# What to have with tuna and pasta?



## Cymru

I've been using carbonara sauce with my tuna and pasta but after looking at the calories (235) and saturated fat (8.7g) in the sauce itself I've decided it may not be the best idea, even though gaining weight is my goal. Please feel free to tell me otherwise.

Can anyone give me any ideas what I could mix it up with? Preferably so I can eat it hot.


----------



## Beklet

Tomato sauce? Add the pasta to the sauce with herbs and stuff, and a bit of pesto :tongue:


----------



## Cymru

Hmm, not a pesto fan to be honest haha. Tomato sauce as in tomato ketchup?


----------



## Patch

for a bit of extra spice...add a pinch of beklet to...not too much....but it adds a spicy kick to the food!

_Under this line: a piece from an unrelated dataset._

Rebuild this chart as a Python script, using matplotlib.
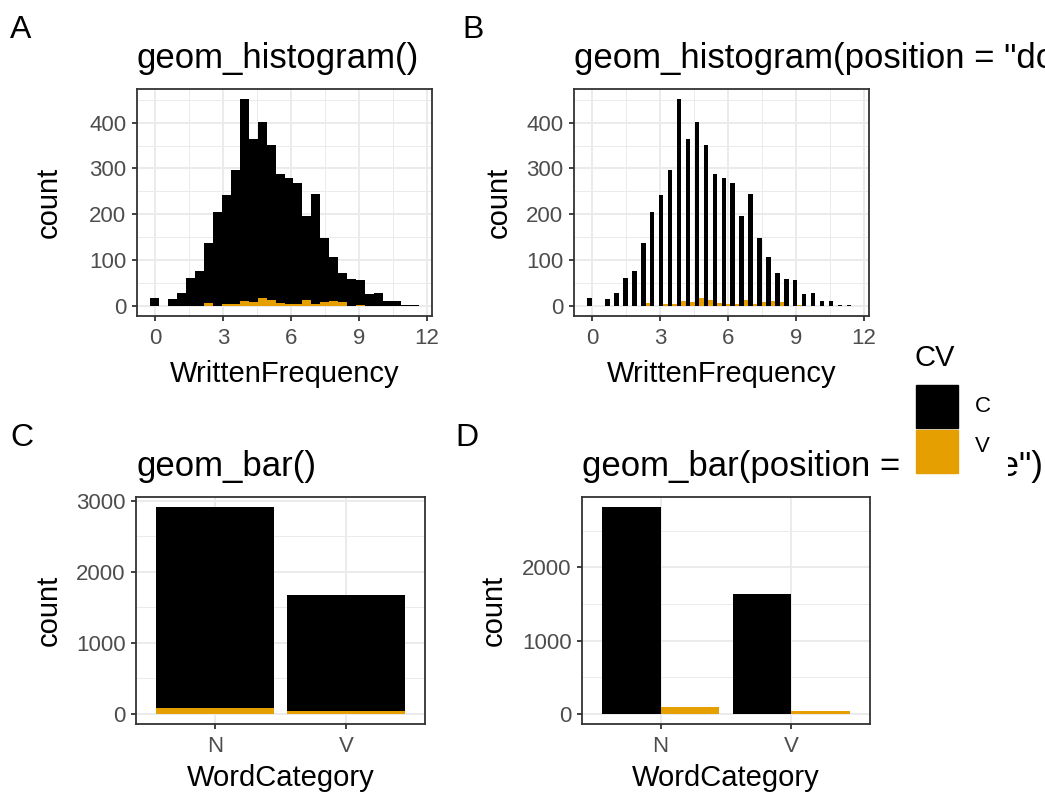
import matplotlib
matplotlib.use('Agg')
import matplotlib.pyplot as plt
from matplotlib.patches import Rectangle
import numpy as np

plt.rcParams['font.family'] = ['Liberation Sans', 'DejaVu Sans']

# histogram data (30 bins, ggplot default)
freq_min = 0.0
freq_max = 11.45
hist_c = [17, 0, 14, 28, 61, 75, 138, 204, 241, 297, 451, 365, 401, 351, 288,
          278, 269, 195, 245, 147, 106, 71, 58, 56, 25, 28, 10, 10, 1, 1]
hist_v = [0, 0, 0, 0, 0, 0, 6, 0, 4, 4, 10, 8, 17, 12, 6,
          4, 4, 12, 4, 8, 10, 8, 0, 2, 0, 0, 0, 0, 0, 0]

# bar data
categories = ['N', 'V']
bar_c = [2820, 1637]
bar_v = [86, 35]

col_c = 'black'
col_v = '#E69F00'
grid_col = '#EBEBEB'
tick_col = '#4D4D4D'

W, H = 1045, 798
fig = plt.figure(figsize=(W / 100, H / 100), dpi=100)


def px_axes(x0, y0, x1, y1):
    ax = fig.add_axes([x0 / W, 1 - y1 / H, (x1 - x0) / W, (y1 - y0) / H])
    ax.px = (x0, y0, x1, y1)
    return ax


def style(ax, title, xlabel, ylab_x, xlab_y):
    x0, y0, x1, y1 = ax.px
    ax.set_facecolor('white')
    for s in ax.spines.values():
        s.set_color('#333333')
        s.set_linewidth(1.3)
    ax.grid(True, which='major', color=grid_col, linewidth=1.4, zorder=0)
    ax.grid(True, which='minor', color=grid_col, linewidth=0.7, zorder=0)
    ax.set_axisbelow(True)
    ax.tick_params(which='major', length=3.6, width=1.3, color='#333333',
                   labelsize=16, labelcolor=tick_col)
    ax.tick_params(axis='x', which='major', pad=5)
    ax.tick_params(axis='y', which='major', pad=4)
    ax.tick_params(which='minor', length=0)
    ax.set_title(title, loc='left', fontsize=25, pad=15)
    ax.set_xlabel(xlabel, fontsize=21)
    ax.set_ylabel('count', fontsize=21)
    ax.yaxis.label.set_va('center')
    ax.yaxis.set_label_coords((ylab_x - x0) / (x1 - x0), 0.5)
    ax.xaxis.label.set_va('center')
    ax.xaxis.set_label_coords(0.5, (y1 - xlab_y) / (y1 - y0))


n_bins = len(hist_c)
bw = (freq_max - freq_min) / (n_bins - 1)
centers = freq_min + bw * np.arange(n_bins)
lo, hi = centers[0] - bw / 2, centers[-1] + bw / 2
xpad = (hi - lo) * 0.05

# A: geom_histogram()
axA = px_axes(137, 89, 432, 316)
axA.bar(centers, hist_c, width=bw, color=col_c, zorder=2)
axA.bar(centers, hist_v, width=bw, color=col_v, zorder=3)
axA.set_xlim(lo - xpad, hi + xpad)
axA.set_ylim(-max(hist_c) * 0.05, max(hist_c) * 1.05)
axA.set_xticks([0, 3, 6, 9, 12])
axA.set_xticks([1.5, 4.5, 7.5, 10.5], minor=True)
axA.set_yticks([0, 100, 200, 300, 400])
axA.set_yticks([50, 150, 250, 350, 450], minor=True)
style(axA, 'geom_histogram()', 'WrittenFrequency', 49, 374)

# B: dodge
axB = px_axes(574, 89, 869, 316)
axB.bar(centers - bw / 4, hist_c, width=bw / 2, color=col_c, zorder=2)
axB.bar(centers + bw / 4, hist_v, width=bw / 2, color=col_v, zorder=3)
axB.set_xlim(lo - xpad, hi + xpad)
axB.set_ylim(-max(hist_c) * 0.05, max(hist_c) * 1.05)
axB.set_xticks([0, 3, 6, 9, 12])
axB.set_xticks([1.5, 4.5, 7.5, 10.5], minor=True)
axB.set_yticks([0, 100, 200, 300, 400])
axB.set_yticks([50, 150, 250, 350, 450], minor=True)
style(axB, 'geom_histogram(position = "dodge")', 'WrittenFrequency', 499, 374)

# C: geom_bar() stacked
xs = np.arange(1, len(categories) + 1)
totals = [c + v for c, v in zip(bar_c, bar_v)]
axC = px_axes(136, 497, 425, 724)
axC.bar(xs, bar_v, width=0.9, color=col_v, zorder=2)
axC.bar(xs, bar_c, bottom=bar_v, width=0.9, color=col_c, zorder=2)
axC.set_xlim(0.4, 2.6)
axC.set_ylim(-max(totals) * 0.05, max(totals) * 1.05)
axC.set_xticks(xs)
axC.set_xticklabels(categories)
axC.set_yticks([0, 1000, 2000, 3000])
axC.set_yticks([500, 1500, 2500], minor=True)
style(axC, 'geom_bar()', 'WordCategory', 49, 778)

# D: geom_bar dodge
axD = px_axes(582, 497, 870, 724)
axD.bar(xs - 0.225, bar_c, width=0.45, color=col_c, zorder=2)
axD.bar(xs + 0.225, bar_v, width=0.45, color=col_v, zorder=2)
axD.set_xlim(0.4, 2.6)
axD.set_ylim(-max(bar_c) * 0.05, max(bar_c) * 1.05)
axD.set_xticks(xs)
axD.set_xticklabels(categories)
axD.set_yticks([0, 1000, 2000])
axD.set_yticks([500, 1500, 2500], minor=True)
style(axD, 'geom_bar(position = "dodge")', 'WordCategory', 494, 778)

# panel tags
for tag, x, y in [('A', 10, 38), ('B', 462, 38), ('C', 10, 446), ('D', 455, 446)]:
    fig.text(x / W, 1 - y / H, tag, fontsize=23, ha='left', va='baseline')

# legend drawn over panel D title, like the reference
axL = px_axes(905, 335, 1008, 492)
axL.set_xlim(905, 1008)
axL.set_ylim(492, 335)
axL.axis('off')
axL.add_patch(Rectangle((905, 335), 103, 157, color='white', zorder=0))
axL.text(915, 366, 'CV', fontsize=21, va='baseline')
axL.add_patch(Rectangle((916, 385), 42, 43, color=col_c))
axL.add_patch(Rectangle((916, 430), 42, 43, color=col_v))
axL.text(975, 406, 'C', fontsize=16, va='center')
axL.text(975, 447, 'V', fontsize=16, va='center')

fig.savefig('out.png', dpi=100)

In all seroiusness though, i use worcester sauce on EVERYTHING...bloody love the stuff...maybe wanna check to cals and sats on that first though...nothing written on the bottle in the house.

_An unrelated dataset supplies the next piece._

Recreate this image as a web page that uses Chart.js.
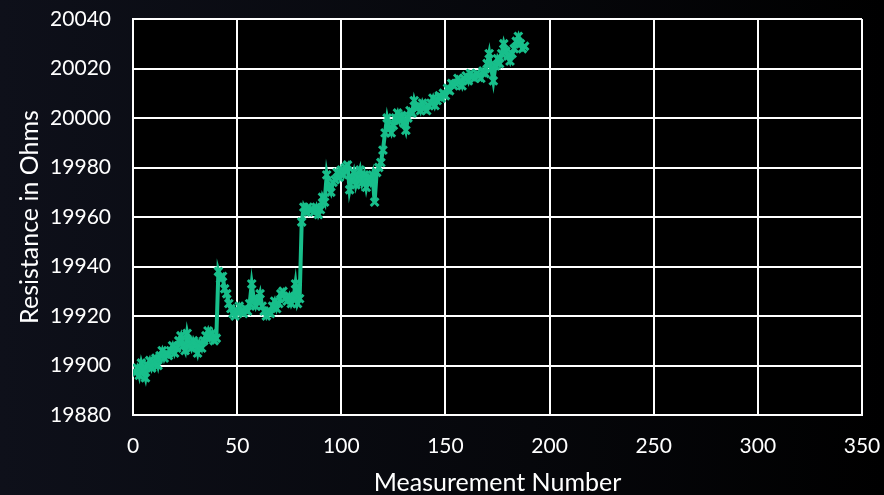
<!DOCTYPE html>
<html>
<head>
<meta charset="utf-8">
<script src="https://cdn.jsdelivr.net/npm/chart.js@4"></script>
<style>
  html, body { margin: 0; padding: 0; }
  body {
    width: 884px; height: 495px; overflow: hidden;
    background: linear-gradient(to right, #0e101a 0%, #06070b 60%, #000 100%);
  }
  #wrap { position: relative; width: 884px; height: 495px; }
</style>
</head>
<body>
<div id="wrap"><canvas id="myChart"></canvas></div>
<script>
// resistance readings, one per measurement (measurement 1 .. 188)
const resistance = [
  19897, 19899, 19896, 19901, 19898, 19895, 19900, 19902, 19899, 19901,
  19903, 19900, 19904, 19906, 19903, 19905, 19904, 19906, 19908, 19905,
  19907, 19910, 19912, 19908, 19906, 19913, 19909, 19907, 19910, 19908,
  19905, 19909, 19907, 19910, 19912, 19914, 19911, 19913, 19910, 19911,
  19938, 19935, 19936, 19931, 19929, 19925, 19923, 19921, 19920, 19922,
  19924, 19922, 19921, 19923, 19922, 19925, 19933, 19927, 19924, 19926,
  19929, 19924, 19922, 19920, 19922, 19921, 19924, 19926, 19923, 19925,
  19929, 19930, 19927, 19926, 19928, 19925, 19927, 19933, 19925, 19927,
  19958, 19964, 19962, 19964, 19963, 19963, 19962, 19964, 19961, 19963,
  19968, 19966, 19977, 19972, 19970, 19974, 19975, 19978, 19976, 19979,
  19977, 19980, 19981, 19971, 19975, 19978, 19973, 19976, 19979, 19974,
  19977, 19972, 19976, 19974, 19977, 19966, 19978, 19980, 19982, 19987,
  19994, 20000, 19996, 19994, 19997, 20000, 20002, 19999, 20001, 19998,
  19995, 20000, 20003, 20002, 20007, 20004, 20005, 20003, 20006, 20004,
  20003, 20005, 20006, 20008, 20005, 20007, 20009, 20008, 20010, 20009,
  20012, 20011, 20014, 20013, 20014, 20016, 20015, 20013, 20016, 20017,
  20015, 20018, 20017, 20016, 20018, 20017, 20016, 20019, 20018, 20022,
  20026, 20020, 20015, 20021, 20024, 20022, 20026, 20030, 20027, 20025,
  20023, 20026, 20028, 20031, 20033, 20030, 20028, 20029
];

const xTicks = [0, 50, 100, 150, 200, 250, 300, 350];
const yTicks = [19880, 19900, 19920, 19940, 19960, 19980, 20000, 20020, 20040];

const points = resistance.map((r, i) => ({ x: i + 1, y: r }));

const FONT = 'Lato, "Open Sans", "DejaVu Sans", sans-serif';
const lineColor = '#18bf8b';

// black plot area
const plotBg = {
  id: 'plotBg',
  beforeDraw(chart) {
    const { ctx, chartArea: a } = chart;
    ctx.save();
    ctx.fillStyle = '#000';
    ctx.fillRect(a.left, a.top, a.right - a.left, a.bottom - a.top);
    ctx.restore();
  }
};

const ctx = document.getElementById('myChart');

new Chart(ctx, {
  type: 'line',
  data: {
    datasets: [{
      data: points,
      borderColor: lineColor,
      backgroundColor: lineColor,
      borderWidth: 4,
      pointStyle: 'crossRot',
      pointRadius: 5.5,
      pointBorderWidth: 3,
      pointBorderColor: lineColor,
      tension: 0
    }]
  },
  options: {
    responsive: true,
    maintainAspectRatio: false,
    animation: false,
    layout: { padding: { top: 19, right: 22, left: 0, bottom: 0 } },
    plugins: { legend: { display: false }, tooltip: { enabled: false } },
    scales: {
      x: {
        type: 'linear',
        min: 0, max: 350,
        afterBuildTicks: s => { s.ticks = xTicks.map(v => ({ value: v })); },
        afterFit: s => { s.height = 80; s.paddingLeft = 0; s.paddingRight = 0; },
        grid: { color: '#ffffff', lineWidth: 2, drawTicks: false },
        border: { color: '#ffffff', width: 2 },
        ticks: { color: '#ffffff', font: { family: FONT, size: 21 }, padding: 19, maxRotation: 0 },
        title: {
          display: true, text: 'Measurement Number', color: '#ffffff',
          font: { family: FONT, size: 25 }, padding: { top: 0, bottom: -3 }
        }
      },
      y: {
        type: 'linear',
        min: 19880, max: 20040,
        afterBuildTicks: s => { s.ticks = yTicks.map(v => ({ value: v })); },
        afterFit: s => { s.width = 133; s.paddingTop = 0; s.paddingBottom = 0; },
        grid: { color: '#ffffff', lineWidth: 2, drawTicks: false },
        border: { color: '#ffffff', width: 2 },
        ticks: { color: '#ffffff', font: { family: FONT, size: 21 }, padding: 22, callback: v => String(v) },
        title: {
          display: true, text: 'Resistance in Ohms', color: '#ffffff',
          font: { family: FONT, size: 25 }, padding: { top: 15, bottom: 0 }
        }
      }
    }
  },
  plugins: [plotBg]
});
</script>
</body>
</html>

Ignorance is bliss if you ask me mate!


----------



## Beklet

Cymru said:


> Hmm, not a pesto fan to be honest haha. Tomato sauce as in tomato ketchup?

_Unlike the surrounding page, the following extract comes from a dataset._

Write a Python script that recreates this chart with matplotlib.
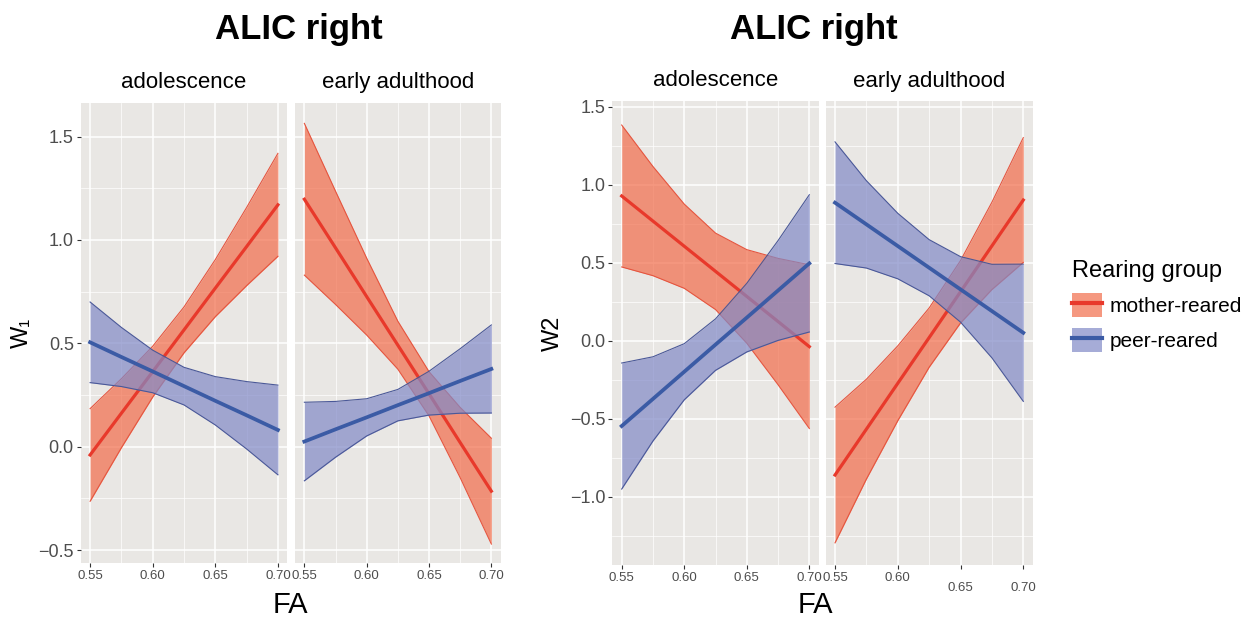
import matplotlib
matplotlib.use('Agg')
import matplotlib.pyplot as plt
from matplotlib.patches import Patch
from matplotlib.lines import Line2D

plt.rcParams['font.family'] = ['Liberation Sans', 'DejaVu Sans']

fa = [0.55, 0.575, 0.60, 0.625, 0.65, 0.675, 0.70]

# W1, adolescence
w1_adol_mother_fit = [-0.040, 0.162, 0.363, 0.565, 0.767, 0.968, 1.170]
w1_adol_mother_lo = [-0.264, -0.005, 0.240, 0.454, 0.629, 0.779, 0.921]
w1_adol_mother_hi = [0.184, 0.329, 0.486, 0.676, 0.905, 1.157, 1.419]
w1_adol_peer_fit = [0.505, 0.434, 0.364, 0.293, 0.222, 0.152, 0.081]
w1_adol_peer_lo = [0.310, 0.291, 0.261, 0.202, 0.105, -0.011, -0.136]
w1_adol_peer_hi = [0.700, 0.577, 0.467, 0.384, 0.339, 0.315, 0.298]
# W1, early adulthood
w1_early_mother_fit = [1.197, 0.962, 0.726, 0.491, 0.256, 0.020, -0.215]
w1_early_mother_lo = [0.830, 0.688, 0.540, 0.375, 0.149, -0.150, -0.471]
w1_early_mother_hi = [1.564, 1.236, 0.912, 0.607, 0.363, 0.190, 0.041]
w1_early_peer_fit = [0.025, 0.084, 0.142, 0.201, 0.259, 0.318, 0.376]
w1_early_peer_lo = [-0.165, -0.051, 0.052, 0.125, 0.153, 0.162, 0.163]
w1_early_peer_hi = [0.215, 0.219, 0.232, 0.277, 0.365, 0.474, 0.589]
# W2, adolescence
w2_adol_mother_fit = [0.928, 0.767, 0.606, 0.445, 0.284, 0.123, -0.038]
w2_adol_mother_lo = [0.473, 0.417, 0.336, 0.200, -0.016, -0.282, -0.563]
w2_adol_mother_hi = [1.383, 1.117, 0.876, 0.690, 0.584, 0.528, 0.487]
w2_adol_peer_fit = [-0.547, -0.373, -0.199, -0.025, 0.148, 0.322, 0.496]
w2_adol_peer_lo = [-0.951, -0.643, -0.379, -0.190, -0.072, 0.002, 0.056]
w2_adol_peer_hi = [-0.143, -0.103, -0.019, 0.140, 0.368, 0.642, 0.936]
# W2, early adulthood
w2_early_mother_fit = [-0.861, -0.567, -0.273, 0.020, 0.314, 0.608, 0.902]
w2_early_mother_lo = [-1.296, -0.887, -0.513, -0.170, 0.114, 0.328, 0.502]
w2_early_mother_hi = [-0.426, -0.247, -0.033, 0.210, 0.514, 0.888, 1.302]
w2_early_peer_fit = [0.885, 0.746, 0.607, 0.468, 0.329, 0.190, 0.051]
w2_early_peer_lo = [0.495, 0.466, 0.397, 0.288, 0.119, -0.110, -0.389]
w2_early_peer_hi = [1.275, 1.026, 0.817, 0.648, 0.539, 0.490, 0.491]

x_ticks = [0.55, 0.60, 0.65, 0.70]
x_labels = ['0.55', '0.60', '0.65', '0.70']
w1_ticks = [-0.5, 0.0, 0.5, 1.0, 1.5]
w1_labels = ['\u22120.5', '0.0', '0.5', '1.0', '1.5']
w2_ticks = [-1.0, -0.5, 0.0, 0.5, 1.0, 1.5]
w2_labels = ['\u22121.0', '\u22120.5', '0.0', '0.5', '1.0', '1.5']
facets = ['adolescence', 'early adulthood']
groups = ['mother-reared', 'peer-reared']

red = '#E8392B'
red_fill = '#F26C4A'
red_edge = '#E5553F'
blue = '#3B5BA5'
blue_fill = '#8189C7'
blue_edge = '#4A5898'
bg = '#E9E7E4'

W, H = 1256, 626
fig = plt.figure(figsize=(W / 100, H / 100), dpi=100)


def panel(left, right, top, bottom):
    return fig.add_axes([left / W, 1 - bottom / H, (right - left) / W, (bottom - top) / H])


def draw(ax, m_fit, m_lo, m_hi, p_fit, p_lo, p_hi, ylim, yticks, ylabels, first, title):
    ax.set_facecolor(bg)
    for s in ax.spines.values():
        s.set_visible(False)
    ax.set_xticks([0.575, 0.625, 0.675], minor=True)
    ax.set_yticks([v + 0.25 for v in yticks] + [yticks[0] - 0.25], minor=True)
    ax.set_xticks(x_ticks, x_labels)
    ax.set_yticks(yticks, ylabels)
    ax.set_xlim(0.5425, 0.7075)
    ax.set_ylim(ylim)
    ax.grid(True, which='major', color='white', lw=1.1, zorder=0)
    ax.grid(True, which='minor', color='white', lw=0.5, zorder=0)
    ax.set_axisbelow(True)
    ax.tick_params(axis='x', which='major', labelsize=9.5, labelcolor='#4D4D4D',
                   color='#333333', length=3, width=0.8, pad=2)
    ax.tick_params(which='minor', length=0)
    if first:
        ax.tick_params(axis='y', which='major', labelsize=13, labelcolor='#4D4D4D',
                       color='#333333', length=3, width=0.8, pad=2)
    else:
        ax.tick_params(axis='y', which='major', length=0, labelleft=False)

    ax.fill_between(fa, m_lo, m_hi, color=red_fill, alpha=0.7, lw=0, zorder=2)
    ax.plot(fa, m_lo, color=red_edge, lw=0.8, zorder=2)
    ax.plot(fa, m_hi, color=red_edge, lw=0.8, zorder=2)
    ax.plot(fa, m_fit, color=red, lw=2.3, zorder=3)
    ax.fill_between(fa, p_lo, p_hi, color=blue_fill, alpha=0.7, lw=0, zorder=4)
    ax.plot(fa, p_lo, color=blue_edge, lw=0.8, zorder=4)
    ax.plot(fa, p_hi, color=blue_edge, lw=0.8, zorder=4)
    ax.plot(fa, p_fit, color=blue, lw=2.7, zorder=5)

    top_off = 20.0 / (ax.get_position().height * H)
    ax.text(0.5, 1 + top_off, title, transform=ax.transAxes, ha='center', va='center',
            fontsize=16)


w1_lim = (-0.564, 1.664)
w2_lim = (-1.438, 1.537)

ax1 = panel(80.7, 287.3, 102.7, 563.3)
draw(ax1, w1_adol_mother_fit, w1_adol_mother_lo, w1_adol_mother_hi,
     w1_adol_peer_fit, w1_adol_peer_lo, w1_adol_peer_hi, w1_lim, w1_ticks, w1_labels, True, facets[0])
ax2 = panel(295, 500.7, 102.7, 563.3)
draw(ax2, w1_early_mother_fit, w1_early_mother_lo, w1_early_mother_hi,
     w1_early_peer_fit, w1_early_peer_lo, w1_early_peer_hi, w1_lim, w1_ticks, w1_labels, False, facets[1])
ax3 = panel(612.3, 818.7, 101, 565)
draw(ax3, w2_adol_mother_fit, w2_adol_mother_lo, w2_adol_mother_hi,
     w2_adol_peer_fit, w2_adol_peer_lo, w2_adol_peer_hi, w2_lim, w2_ticks, w2_labels, True, facets[0])
ax4 = panel(825.6, 1032.7, 101, 565)
draw(ax4, w2_early_mother_fit, w2_early_mother_lo, w2_early_mother_hi,
     w2_early_peer_fit, w2_early_peer_lo, w2_early_peer_hi, w2_lim, w2_ticks, w2_labels, False, facets[1])

# last two tick labels of the right-hand panel sit lower in the original
for t in ax4.xaxis.get_major_ticks()[2:]:
    t.set_pad(9)

fig.text(299 / W, 1 - 30 / H, 'ALIC right', ha='center', va='center', fontsize=25, fontweight='bold')
fig.text(814 / W, 1 - 30 / H, 'ALIC right', ha='center', va='center', fontsize=25, fontweight='bold')
fig.text(290 / W, 1 - 605 / H, 'FA', ha='center', va='center', fontsize=21)
fig.text(815 / W, 1 - 605 / H, 'FA', ha='center', va='center', fontsize=21)
fig.text(22 / W, 1 - 333 / H, 'W\u2081', ha='center', va='center', fontsize=17, rotation=90)
fig.text(553 / W, 1 - 333 / H, 'W2', ha='center', va='center', fontsize=17, rotation=90)

handles = [(Patch(facecolor=red_fill, alpha=0.7, lw=0), Line2D([], [], color=red, lw=3)),
           (Patch(facecolor=blue_fill, alpha=0.7, lw=0), Line2D([], [], color=blue, lw=3))]
fig.legend(handles, groups, title='Rearing group', loc='upper left',
           bbox_to_anchor=(1072 / W, 1 - 260 / H), frameon=False, fontsize=15,
           title_fontsize=17, handlelength=1.45, handleheight=1.35, handletextpad=0.35,
           labelspacing=0.55, alignment='left', borderpad=0, borderaxespad=0)

fig.savefig('out.png', dpi=100)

No, that's just rank......tomato sauce made with real tomatoes, onions and stuff - failing making it you can buy it from the supermarket


----------



## Cymru

Beklet said:


> No, that's just rank......tomato sauce made with real tomatoes, onions and stuff - failing making it you can buy it from the supermarket


Don't knock tomato ketchup with pasta and tuna, it's lovely .. but that's with the carbonara sauce :laugh:

I've got some tomato and basil sauce from a supermarket which has way less cals and fat than the carbonara sauce. It goes well with chicken and pasta, never tried it with tuna though. Think it might be ok?


----------



## Cymru

Patch said:


> for a bit of extra spice...add a pinch of beklet to...not too much....but it adds a spicy kick to the food!
> 
> In all seroiusness though, i use worcester sauce on EVERYTHING...bloody love the stuff...maybe wanna check to cals and sats on that first though...nothing written on the bottle in the house.
> 
> *Ignorance is bliss if you ask me mate!*


Hahaha, this is true :laugh:

I've only just thought about how much cals I was taking in at lunch time from the tuna, pasta and carbonara sauce. Well, it's not so much the cals that are the problem, it's the fats issue really.


----------



## scout

1 clove crushed garlic, 2/3 chopped chillis, half chopped onion, heat in pan for few mins and then add a tin of chopped tomato's add to your cooked pasta and tuna as required - cost bout a quid and takes few minutes to prep/cook


----------



## Guest

Cold? whats wrong with a bit of mayo?

Hot?

fry off some onions in olive oil,

Add tuna,

add tin of tomatoes,

add a bit of ground cinnamon (no realy, it lush!)

salt and pepper.

cook for 10-15 mins

mix in the pasta.

Add a load of fresh basil and some lemon juice

MMM, im hungry now.


----------



## rare6

why not just make up tuna pasta mayo sweetcorn and some spring onion nice and tasty meal


----------



## a.notherguy

i use the tesco cheap as fcuk tomatoe and herb pasta sauce, i mix the pasta, sauce and tuna together and stick it in the oven - and stick a bit of cheese on the top before the oven if im feeling like a treat.


----------



## rare6

you can do stuffed peppers and just have a pasta side its just tuna mayo bit of pepper cook in oven gas mark 6 for 20 mns take out put some cheese on top put back in for 5 mins and enjoy


----------



## rare6

u tried tuna pasta bake?


----------



## strongasanox

what mikex101 said,,,lovely


----------



## Cymru

rare6 said:


> u tried tuna pasta bake?


Yeh. That's an idea. Never really thought about doing it like that for lunch tbh. May make some up next week so I can get 2 or 3 days out of it :thumbup1:

Thanks for all the suggestions.


----------



## Bulkamania

I use Thousand Island, though it's not the healthiest choice. I also chuck sweetcorn in.


----------